Sundaram's descriptions of broken republics in Africa are made all the more effective because he occupies a vantage point. He had spent considerable time in Rwanda, teaching journalists in a programme that was funded by Britain and other European donors. In his earlier work, Stringer, he had written about the horrors perpetrated in Congo where he was a freelancer. Here, he remains as perceptive. Thus seemingly mundane rituals acquire a larger meaning in Sundaram's telling, but spare, descriptions of repression and subversion. For instance, Sundaram writes about Gibson, one of his gifted students, drinking beer furtively, but always with a straw. It is Gibson's way of paying homage to a tradition that had been banned by Kagame and his henchmen.

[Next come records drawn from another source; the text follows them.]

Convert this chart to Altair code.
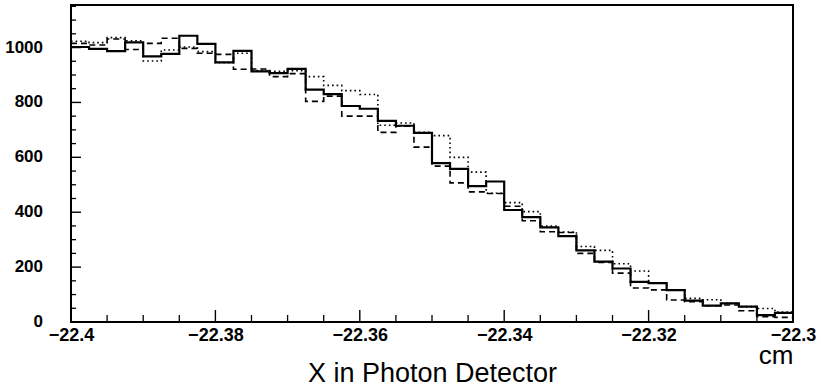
import altair as alt
import numpy as np
import pandas as pd

# ---- data ----
X_MIN, X_MAX, N_BINS = -22.4, -22.3, 40
Y_MAX = 1155

solid = [1002, 995, 987, 1019, 968, 977, 1043, 1013, 946, 988,
         913, 907, 922, 847, 830, 787, 777, 733, 715, 689,
         579, 558, 495, 512, 408, 382, 345, 313, 261, 220,
         195, 146, 142, 116, 78, 60, 68, 56, 25, 33]
dashed = [1015, 1009, 1031, 993, 1015, 1034, 997, 979, 975, 921,
          922, 894, 905, 804, 823, 750, 750, 691, 713, 637,
          568, 507, 474, 468, 422, 369, 329, 326, 250, 217,
          178, 124, 117, 80, 74, 59, 62, 41, 19, 17]
dotted = [1023, 1018, 1036, 1025, 951, 991, 1002, 985, 945, 979,
          916, 913, 916, 894, 862, 843, 829, 717, 725, 691,
          679, 600, 546, 469, 435, 402, 350, 328, 275, 261,
          212, 186, 142, 117, 86, 81, 68, 56, 49, 36]

x_major = [-22.4, -22.38, -22.36, -22.34, -22.32, -22.3]
x_minor = [-22.395, -22.39, -22.385, -22.375, -22.37, -22.365,
           -22.355, -22.35, -22.345, -22.335, -22.33, -22.325,
           -22.315, -22.31, -22.305]
y_major = [0, 200, 400, 600, 800, 1000]
y_labels = ["0", "200", "400", "600", "800", "1000"]
y_minor = [50, 100, 150, 250, 300, 350, 450, 500, 550, 650, 700, 750,
           850, 900, 950, 1050, 1100, 1150]

edges = np.linspace(X_MIN, X_MAX, N_BINS + 1)


def steps(vals):
    return pd.DataFrame({"x": list(edges), "y": list(vals) + [vals[-1]]})


W, H = 722, 317
FONT = "Liberation Sans"
xscale = alt.Scale(domain=[X_MIN, X_MAX], nice=False, zero=False)
yscale = alt.Scale(domain=[0, Y_MAX], nice=False, zero=False)

main_x = alt.Axis(values=x_major, format=".2~f", orient="bottom", ticks=False,
                  domain=False, grid=False, labelFont=FONT, labelFontSize=18,
                  labelFontWeight="bold", labelColor="black", labelPadding=4,
                  labelFlush=False, labelOverlap=False,
                  title="X in Photon Detector", titleFont=FONT, titleFontSize=27,
                  titleFontWeight="normal", titleColor="black", titleY=59,
                  titleBaseline="alphabetic")
cm_axis = alt.Axis(orient="top", offset=-H, labels=False, ticks=False,
                   domain=False, grid=False, title="cm", titleFont=FONT,
                   titleFontSize=26, titleFontWeight="normal", titleColor="black",
                   titleX=W, titleY=41, titleAlign="right",
                   titleBaseline="alphabetic")

# inward tick marks through the shared scales
xmaj = alt.Chart(pd.DataFrame({"v": x_major})).mark_tick(
    color="black", thickness=1.4, size=12, orient="vertical", opacity=1
).encode(x=alt.X("v:Q", scale=xscale, axis=None), y=alt.value(H - 6))
xmin = alt.Chart(pd.DataFrame({"v": x_minor})).mark_tick(
    color="black", thickness=1.3, size=7, orient="vertical", opacity=1
).encode(x=alt.X("v:Q", scale=xscale, axis=None), y=alt.value(H - 3.5))
ymaj = alt.Chart(pd.DataFrame({"v": y_major})).mark_tick(
    color="black", thickness=1.4, size=10, orient="horizontal", opacity=1
).encode(y=alt.Y("v:Q", scale=yscale, axis=None), x=alt.value(5))
ymin = alt.Chart(pd.DataFrame({"v": y_minor})).mark_tick(
    color="black", thickness=1.3, size=5, orient="horizontal", opacity=1
).encode(y=alt.Y("v:Q", scale=yscale, axis=None), x=alt.value(2.5))

ylab = alt.Chart(pd.DataFrame({"v": y_major, "t": y_labels})).mark_text(
    align="right", baseline="middle", font=FONT, fontSize=17, fontWeight="bold",
    color="black"
).encode(y=alt.Y("v:Q", scale=yscale, axis=None), x=alt.value(-28), text="t:N")

solid_chart = alt.Chart(steps(solid)).mark_line(
    interpolate="step-after", color="black", strokeWidth=2.2
).encode(
    x=alt.X("x:Q", scale=xscale, axis=main_x),
    y=alt.Y("y:Q", scale=yscale, axis=None),
)

dashed_chart = alt.Chart(steps(dashed)).mark_line(
    interpolate="step-after", color="black", strokeWidth=1.6, strokeDash=[6, 4]
).encode(
    x=alt.X("x:Q", scale=xscale, axis=None),
    y=alt.Y("y:Q", scale=yscale, axis=None),
)

dotted_chart = alt.Chart(steps(dotted)).mark_line(
    interpolate="step-after", color="black", strokeWidth=1.6, strokeDash=[1.6, 3]
).encode(
    x=alt.X("x:Q", scale=xscale, axis=cm_axis),
    y=alt.Y("y:Q", scale=yscale, axis=None),
)

chart = alt.layer(xmaj, xmin, ymaj, ymin, ylab, solid_chart, dashed_chart, dotted_chart).resolve_axis(
    x="independent", y="independent"
).properties(
    width=W, height=H,
    autosize=alt.AutoSizeParams(type="none"),
    padding={"left": 71, "top": 5, "right": 28, "bottom": 66},
    background="white",
).configure_view(stroke="black", strokeWidth=2)

chart.save("out.html", embed_options={"renderer": "svg", "actions": False})
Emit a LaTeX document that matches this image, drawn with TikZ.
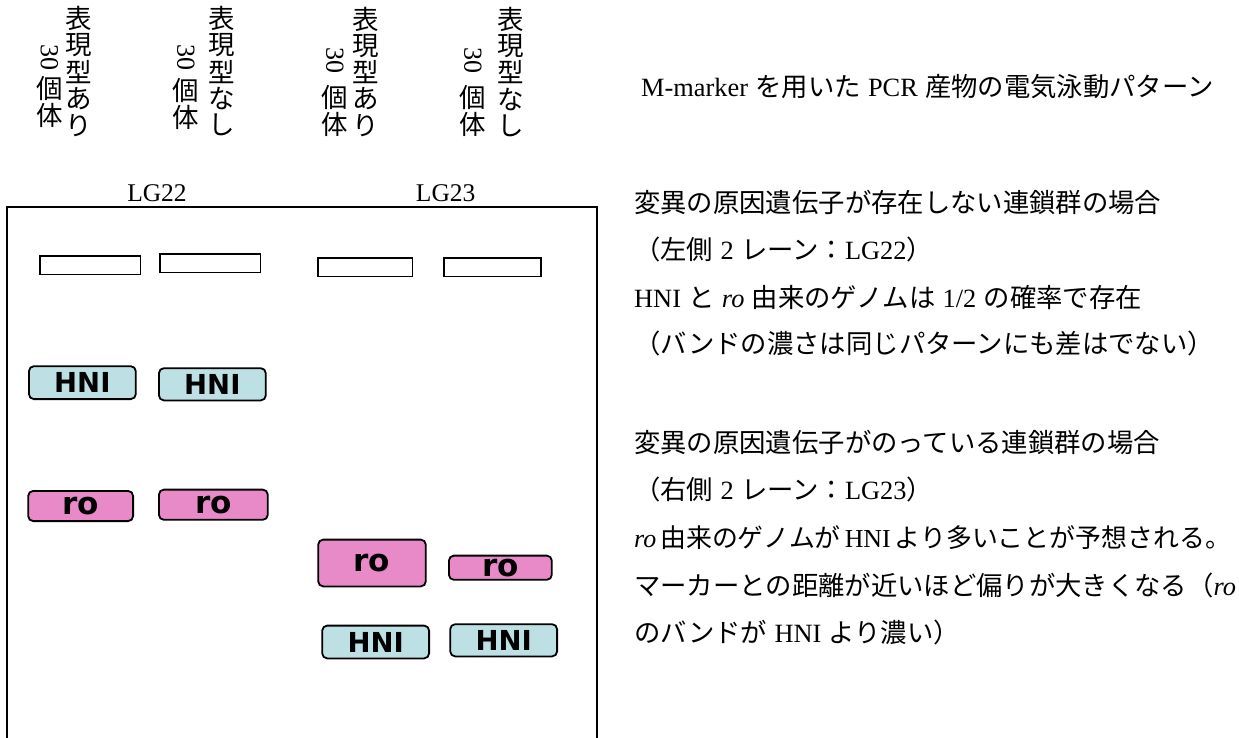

These minor triumphs have immense significance for scribes and citizens alike, given the scale of State repression in troubled Rwanda. "Every piece of the country was organized into administrative units benignly called "villages." Each village, or umudugudu, contained about one hundred families... Each village had its head, its security officer and its "journalist" or informer, all of whom had to approve of one's behaviour if one wanted something from the government." Private acts of resistance helped dissidents hold out against an adversary that had laid siege to spaces both outside and within.
The source of the President's power lies not only in such spatial reorganization that abets institutional surveillance. The roots of Kagame's dominance also lay in his intimidation of opponents with terror, and, when necessary, with enticement. Publications nailing Kagame's lies on Rwanda's progress, such as the Umuseso, were forced to shut down. Cato, one of Sundaram's students, joins the Intore, a coterie of presidential yes-men, in an attempt to protect himself. The price of protection was an uneasy compromise with one's conscience. The resultant guilt could immobilize sensitive citizens, saving the government the trouble of dipping its hands in blood.
Sundaram is especially interested in the mechanism that Kagame employs to colonize the collective intellect. He peels off the layers of this subjugation at a deliberately slow pace, revealing the wicked contours of the project. One of the passages describes Sundaram's trip to the countryside in the company of Moses, a senior and much-respected journalist, to witness the commemoration of the genocide in Rwanda. The Tutsis, Kagame belongs to this ethnic community, had been the traditional elite in Rwanda. Kagame was exiled before Rwanda won independence from Belgium. He and his army advanced rapidly after his predecessor was killed in an air crash, igniting fears of the Tutsis renewing their subjugation of the Hutus. The reprisal against the Tutsis led to mass slaughter. The violence that had been perpetrated is commemorated ceremonially under presidential orders. (Satellite dishes broadcasted the proceedings.)
Sundaram's description of the memorial is a testimony to the economy and the precision of his prose: "We walked into a battery of wails. Several thousands of people huddled on a field, dressed in purple, the official color of the memorials, and hurling cries. Women rolled on the ground; others fell over the men beside them... At the top of the stairs was a white platform, on which stood a man screaming into a microphone: "Repent! Repent!" Music began alongside the wailing, repeating the words: "Jenoside , Jenoside." Sundaram bares the agenda of using the memorials as a mode of transmission of a discourse that the State wanted its citizens to remember in a bid to present its own version of the truth to the nation and the world. Genuflection to the President remained central to the fabrication. For the President shaped both the truth and the lie in Rwanda.
Some of the other haunting passages chronicle the consequences of this distortion. In the country's north, Sundaram discovers the regime's heroes - mothers who have betrayed their sons belonging to rebel groups to the regime. This systemic breakdown of trust, even one between intimate relations, is the key to Kagame's survival.
Conscience is not the only casualty in Kagame's Rwanda. Oppression has snuffed out the hope held out by the written word. In the beginning, Sundaram appears to be certain about the power of words. "The written word", he writes, " belongs to no one. It has no source, no root that can be annihilated." But towards the end of the book, the reader suspects that justice cannot be achieved by relying only on the resistance put up by the counter-narrative stitched together by heroic scribes opposed to the regime. This is because the President had succeeded in turning words hollow in a country by fragmenting the solidarity among his opponents.
Sundaram is critical of the international community that chose to remain blind to the atrocities committed in Rwanda. His criticism is justified, and reveals the hypocrisy of donor nations that are also self-professed sentinels of democracy.
The apathy has helped Kagame loom large, not just in Rwanda but also in the troubled minds of a handful of conscientious writers.